Training the wild trainers

, 04 February 2025
Training the wild trainers
Image @ Kai Hilton
I'd always visited the beach as a youth with family. Using it now as a powerful learning environment gives it another meaning.
- Ashley, Wild Beach trainee

By Abi Weeden 

Head of Wilder Learning

With so much bad news around, it can seem hard to believe that we can overcome the challenges in front of us.

The natural world seems locked into decline, and us with it. Many of us wonder, what difference can I make?

Sometimes, a different perspective casts a whole new light on what might be possible.

Sussex Wildlife Trust has been running Forest School programmes for 20 years. We believe that helping young people connect with nature is one of the most valuable things we can do to protect nature and ourselves. The Forest School approach – learning outdoors, in nature-rich environments, using our hands and hearts as well as our heads – is practical and inspiring.

But as a provider of Forest School places to children, we can only do so much. We could stop everything else we do, and spend all our time running Forest Schools, and we would still only reach a fraction of the young people in Sussex.

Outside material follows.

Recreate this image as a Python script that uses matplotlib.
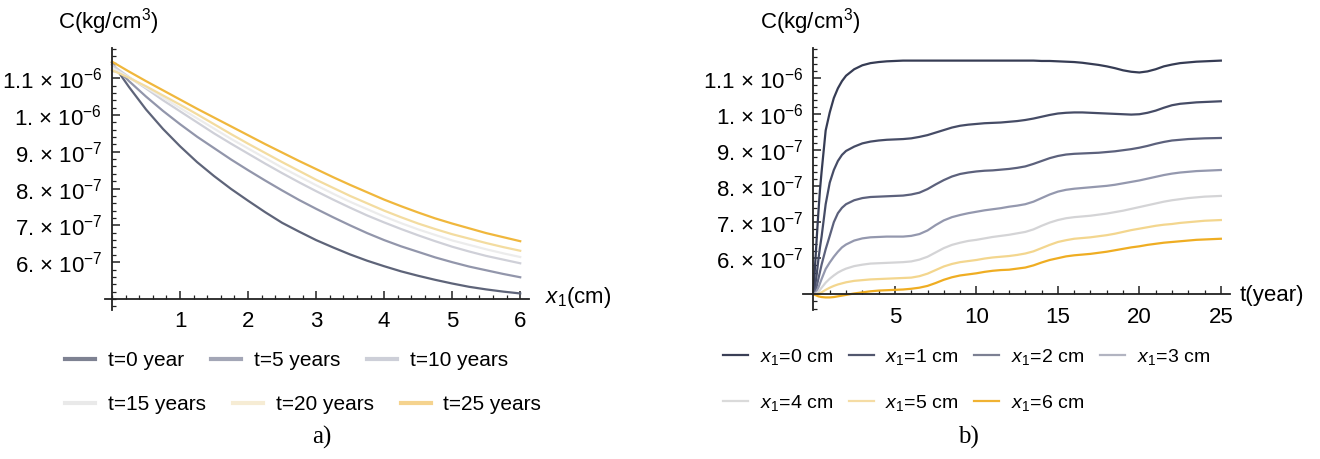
import numpy as np
import matplotlib.pyplot as plt
from matplotlib.lines import Line2D
from matplotlib.ticker import MultipleLocator, FixedLocator, FixedFormatter

plt.rcParams['font.family'] = ['Liberation Sans', 'DejaVu Sans']
plt.rcParams['mathtext.fontset'] = 'custom'
plt.rcParams['mathtext.rm'] = 'Liberation Sans'
plt.rcParams['mathtext.it'] = 'Liberation Sans:italic'

SCALE = 1e-7  # all concentrations below are in units of 1e-7 kg/cm^3

# a) concentration vs depth x1 (cm) for several times
depth = [0, 0.25, 0.5, 0.75, 1, 1.25, 1.5, 1.75, 2, 2.25, 2.5, 2.75, 3,
         3.25, 3.5, 3.75, 4, 4.25, 4.5, 4.75, 5, 5.25, 5.5, 5.75, 6]
conc_t0 = [11.42, 10.76, 10.15, 9.62, 9.15, 8.72, 8.34, 7.99, 7.67, 7.36, 7.07, 6.83, 6.60,
           6.40, 6.21, 6.04, 5.89, 5.75, 5.63, 5.52, 5.42, 5.33, 5.26, 5.20, 5.15]
conc_t5 = [11.38, 10.92, 10.50, 10.11, 9.75, 9.41, 9.10, 8.79, 8.50, 8.22, 7.95, 7.69, 7.45,
           7.22, 7.00, 6.79, 6.60, 6.43, 6.28, 6.13, 6.00, 5.88, 5.78, 5.68, 5.59]
conc_t10 = [11.36, 11.03, 10.72, 10.40, 10.10, 9.80, 9.50, 9.22, 8.95, 8.68, 8.42, 8.17, 7.93,
            7.70, 7.48, 7.27, 7.08, 6.90, 6.73, 6.57, 6.42, 6.29, 6.17, 6.07, 5.97]
conc_t15 = [11.29, 11.02, 10.75, 10.47, 10.19, 9.91, 9.63, 9.35, 9.09, 8.83, 8.57, 8.33, 8.09,
            7.86, 7.64, 7.44, 7.24, 7.06, 6.89, 6.74, 6.59, 6.47, 6.35, 6.24, 6.14]
conc_t20 = [11.22, 11.01, 10.78, 10.53, 10.28, 10.02, 9.75, 9.48, 9.22, 8.97, 8.72, 8.48, 8.24,
            8.02, 7.80, 7.60, 7.40, 7.22, 7.05, 6.90, 6.76, 6.64, 6.52, 6.41, 6.31]
conc_t25 = [11.45, 11.18, 10.92, 10.67, 10.42, 10.17, 9.93, 9.69, 9.45, 9.21, 8.98, 8.75, 8.53,
            8.31, 8.10, 7.90, 7.70, 7.52, 7.35, 7.19, 7.05, 6.92, 6.79, 6.68, 6.57]
time_labels = ['t=0 year', 't=5 years', 't=10 years',
               't=15 years', 't=20 years', 't=25 years']

# b) concentration vs time (years) at several depths
years = [0, 0.1, 0.2, 0.3, 0.4, 0.5, 0.75, 1, 1.25, 1.5, 1.75, 2,
         2.5, 3, 3.5, 4, 4.5, 5, 5.5, 6,
         6.5, 7, 7.5, 8, 8.5, 9, 9.5, 10,
         10.5, 11, 11.5, 12, 12.5, 13, 13.5, 14,
         14.5, 15, 15.5, 16, 16.5, 17, 17.5, 18,
         18.5, 19, 19.5, 20, 20.5, 21, 21.5, 22,
         22.5, 23, 23.5, 24, 24.5, 25]
conc_x0 = [5.0, 5.8, 6.55, 7.25, 7.9, 8.4, 9.55, 10.05, 10.45, 10.72, 10.92, 11.07,
           11.25, 11.36, 11.42, 11.45, 11.47, 11.48, 11.49, 11.49,
           11.49, 11.49, 11.49, 11.49, 11.49, 11.49, 11.49, 11.49,
           11.49, 11.49, 11.49, 11.49, 11.49, 11.49, 11.49, 11.48,
           11.48, 11.47, 11.46, 11.45, 11.43, 11.40, 11.37, 11.33,
           11.28, 11.22, 11.18, 11.16, 11.19, 11.25, 11.33, 11.38,
           11.42, 11.44, 11.46, 11.47, 11.48, 11.49]
conc_x1 = [5.0, 5.2, 5.55, 5.95, 6.3, 6.6, 7.5, 8.1, 8.45, 8.7, 8.87, 8.98,
           9.10, 9.19, 9.24, 9.27, 9.29, 9.30, 9.31, 9.33,
           9.37, 9.42, 9.49, 9.56, 9.63, 9.68, 9.71, 9.73,
           9.75, 9.76, 9.77, 9.79, 9.81, 9.84, 9.88, 9.93,
           9.98, 10.02, 10.04, 10.05, 10.05, 10.04, 10.03, 10.02,
           10.01, 10.00, 9.99, 10.00, 10.04, 10.10, 10.18, 10.25,
           10.29, 10.31, 10.33, 10.34, 10.35, 10.36]
conc_x2 = [5.0, 5.08, 5.22, 5.42, 5.62, 5.82, 6.25, 6.62, 7.0, 7.25, 7.4, 7.5,
           7.61, 7.67, 7.70, 7.71, 7.72, 7.73, 7.74, 7.77,
           7.82, 7.92, 8.05, 8.17, 8.27, 8.34, 8.38, 8.41,
           8.43, 8.44, 8.46, 8.48, 8.51, 8.55, 8.62, 8.70,
           8.78, 8.84, 8.88, 8.90, 8.91, 8.92, 8.93, 8.95,
           8.97, 9.00, 9.03, 9.07, 9.12, 9.18, 9.23, 9.27,
           9.29, 9.31, 9.32, 9.33, 9.335, 9.34]
conc_x3 = [5.0, 5.03, 5.09, 5.18, 5.3, 5.42, 5.7, 5.88, 6.04, 6.18, 6.3, 6.38,
           6.49, 6.55, 6.58, 6.59, 6.60, 6.60, 6.60, 6.62,
           6.67, 6.77, 6.92, 7.05, 7.14, 7.20, 7.25, 7.29,
           7.33, 7.36, 7.39, 7.43, 7.46, 7.50, 7.57, 7.67,
           7.77, 7.85, 7.90, 7.93, 7.95, 7.97, 7.99, 8.01,
           8.04, 8.08, 8.12, 8.16, 8.21, 8.26, 8.31, 8.35,
           8.38, 8.40, 8.42, 8.43, 8.44, 8.45]
conc_x4 = [5.0, 5.01, 5.03, 5.07, 5.12, 5.18, 5.32, 5.43, 5.52, 5.6, 5.66, 5.71,
           5.78, 5.82, 5.85, 5.86, 5.87, 5.88, 5.89, 5.91,
           5.96, 6.04, 6.16, 6.28, 6.37, 6.43, 6.48, 6.51,
           6.55, 6.59, 6.62, 6.65, 6.69, 6.73, 6.80, 6.90,
           6.99, 7.06, 7.11, 7.14, 7.16, 7.18, 7.21, 7.24,
           7.28, 7.32, 7.37, 7.42, 7.47, 7.52, 7.57, 7.61,
           7.64, 7.67, 7.69, 7.71, 7.72, 7.73]
conc_x5 = [5.0, 5.0, 5.0, 5.01, 5.03, 5.05, 5.12, 5.18, 5.23, 5.27, 5.3, 5.33,
           5.37, 5.39, 5.41, 5.42, 5.43, 5.44, 5.45, 5.46,
           5.50, 5.57, 5.67, 5.77, 5.84, 5.89, 5.92, 5.95,
           5.99, 6.02, 6.04, 6.06, 6.09, 6.13, 6.19, 6.28,
           6.37, 6.45, 6.50, 6.54, 6.56, 6.58, 6.61, 6.64,
           6.68, 6.73, 6.78, 6.82, 6.86, 6.90, 6.93, 6.95,
           6.98, 7.00, 7.02, 7.04, 7.05, 7.06]
conc_x6 = [5.0, 4.98, 4.96, 4.94, 4.93, 4.92, 4.91, 4.91, 4.92, 4.94, 4.96, 4.98,
           5.02, 5.05, 5.08, 5.10, 5.11, 5.12, 5.13, 5.15,
           5.18, 5.23, 5.31, 5.40, 5.47, 5.52, 5.55, 5.58,
           5.62, 5.65, 5.67, 5.68, 5.71, 5.74, 5.80, 5.88,
           5.95, 6.00, 6.05, 6.08, 6.10, 6.12, 6.15, 6.18,
           6.22, 6.26, 6.30, 6.33, 6.37, 6.40, 6.43, 6.45,
           6.47, 6.49, 6.51, 6.52, 6.53, 6.54]
depth_labels = [r'$x_1$=0 cm', r'$x_1$=1 cm', r'$x_1$=2 cm', r'$x_1$=3 cm',
                r'$x_1$=4 cm', r'$x_1$=5 cm', r'$x_1$=6 cm']

ytick_vals = [6, 7, 8, 9, 10, 11]
ytick_labels = [r'6. × 10$^{-7}$', r'7. × 10$^{-7}$', r'8. × 10$^{-7}$',
                r'9. × 10$^{-7}$', r'1. × 10$^{-6}$', r'1.1 × 10$^{-6}$']

left_colors = ['#5e6479', '#9296ab', '#cfd0d8', '#ececec', '#f3dca0', '#f0b73c']
left_legend_colors = ['#7e8292', '#a3a6b6', '#cdcfd8', '#e9e9e9', '#f6ecd4', '#f5d38e']
right_colors = ['#363c54', '#464c66', '#5c617c', '#9498ae', '#d4d4d6', '#f3d68e', '#efad22']
right_legend_colors = ['#3a3f56', '#52576e', '#7c8093', '#b2b4c1', '#dadada', '#f5dca4', '#f0b232']

FS = 15

fig = plt.figure(figsize=(13.2, 4.59), dpi=100)


def style_axes(ax, xlim, ylim, xminor, xticks):
    ax.set_xlim(*xlim)
    ax.set_ylim(ylim[0] * SCALE, ylim[1] * SCALE)
    for side in ('top', 'right'):
        ax.spines[side].set_visible(False)
    ax.spines['left'].set_position(('data', 0))
    ax.spines['bottom'].set_position(('data', 5 * SCALE))
    for side in ('left', 'bottom'):
        ax.spines[side].set_linewidth(1.3)
        ax.spines[side].set_color('#222222')
    ax.xaxis.set_major_locator(FixedLocator(xticks))
    ax.xaxis.set_major_formatter(FixedFormatter([str(v) for v in xticks]))
    ax.xaxis.set_minor_locator(MultipleLocator(xminor))
    ax.yaxis.set_major_locator(FixedLocator([v * SCALE for v in ytick_vals]))
    ax.yaxis.set_major_formatter(FixedFormatter(ytick_labels))
    ax.yaxis.set_minor_locator(MultipleLocator(0.2 * SCALE))
    ax.tick_params(which='both', direction='in', color='#222222', labelsize=FS + 1)
    ax.tick_params(which='major', length=6, width=1.1)
    ax.tick_params(which='minor', length=3, width=0.9)
    ax.tick_params(axis='y', pad=7)
    ax.tick_params(axis='x', pad=9)
    ax.patch.set_alpha(0)


# panel a)
axa = fig.add_axes([0.0797, 0.3246, 0.4008 - 0.0797, 0.8954 - 0.3246])
a_series = [conc_t0, conc_t5, conc_t10, conc_t15, conc_t20, conc_t25]
for vals, col in zip(a_series, left_colors):
    axa.plot(depth, np.array(vals) * SCALE, color=col, lw=1.6)
style_axes(axa, (-0.1, 6.13), (4.70, 11.82), 0.2, [1, 2, 3, 4, 5, 6])

# panel b)
axb = fig.add_axes([0.6081, 0.3246, 0.9318 - 0.6081, 0.8954 - 0.3246])
b_series = [conc_x0, conc_x1, conc_x2, conc_x3, conc_x4, conc_x5, conc_x6]
for vals, col in zip(b_series, right_colors):
    axb.plot(years, np.array(vals) * SCALE, color=col, lw=1.6)
style_axes(axb, (-0.66, 25.56), (4.56, 11.84), 1, [5, 10, 15, 20, 25])

# axis titles
fig.text(108 / 1320, 1 - 22 / 459, r'C(kg/cm$^3$)', ha='center', va='center', fontsize=FS + 1)
fig.text(810 / 1320, 1 - 22 / 459, r'C(kg/cm$^3$)', ha='center', va='center', fontsize=FS + 1)
fig.text(545 / 1320, 1 - 298 / 459, r'$x_1$(cm)', ha='left', va='center', fontsize=FS + 1)
fig.text(1240 / 1320, 1 - 295 / 459, 't(year)', ha='left', va='center', fontsize=FS + 1)


# legends, one row at a time
def legend_row(handles, labels, x, y, size, hlen, spacing):
    return fig.legend(handles, labels, loc='center left', bbox_to_anchor=(x, y),
                      ncol=len(handles), frameon=False, fontsize=size,
                      handlelength=hlen, handletextpad=0.6, columnspacing=spacing,
                      borderpad=0, borderaxespad=0)


a_handles = [Line2D([], [], color=c, lw=3) for c in left_legend_colors]
legend_row(a_handles[:3], time_labels[:3], 65 / 1320, 1 - 361 / 459, FS, 1.45, 1.3)
legend_row(a_handles[3:], time_labels[3:], 65 / 1320, 1 - 405 / 459, FS, 1.45, 1.3)

b_handles = [Line2D([], [], color=c, lw=1.6) for c in right_legend_colors]
legend_row(b_handles[:4], depth_labels[:4], 723 / 1320, 1 - 357 / 459, 14, 1.3, 0.8)
legend_row(b_handles[4:], depth_labels[4:], 723 / 1320, 1 - 403 / 459, 14, 1.3, 0.8)

# sub-figure captions
fig.text(322 / 1320, 1 - 437 / 459, 'a)', ha='center', va='center',
         family='Liberation Serif', fontsize=18)
fig.text(968 / 1320, 1 - 437 / 459, 'b)', ha='center', va='center',
         family='Liberation Serif', fontsize=18)

fig.savefig('out.png', dpi=100)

That’s why a few years ago the Trust changed its approach, and began to focus on training Forest School leaders.

This creates the possibility for a different pace of change, where every person we train has the potential to help many others rediscover and deepen their connection with nature.

We know this has a profound impact on those who train with us. For many, it’s life-changing, and for some, career-changing too. It’s helping more teachers and educators to bring nature-centred approaches into their learning environments, and it’s giving others the confidence to start new roles and initiatives in their communities.

In recent years we’ve created ‘forest school by the sea’, with Wild Beach training. This too is all about ambitious change, and making the most of our amazing shoreline. Other wildlife trusts around the UK are picking up the Wild Beach idea too, creating even more possibilities for change.

As Robin Wall Kimmerer said in Braiding Sweetgrass: “It is not the land that has been broken, but our relationship to it.”

Let’s reconnect.

Our Wild Beach Trainings and Forest School Trainings take place across Sussex. For an informal chat about what we offer and how it could work for you, email [email protected]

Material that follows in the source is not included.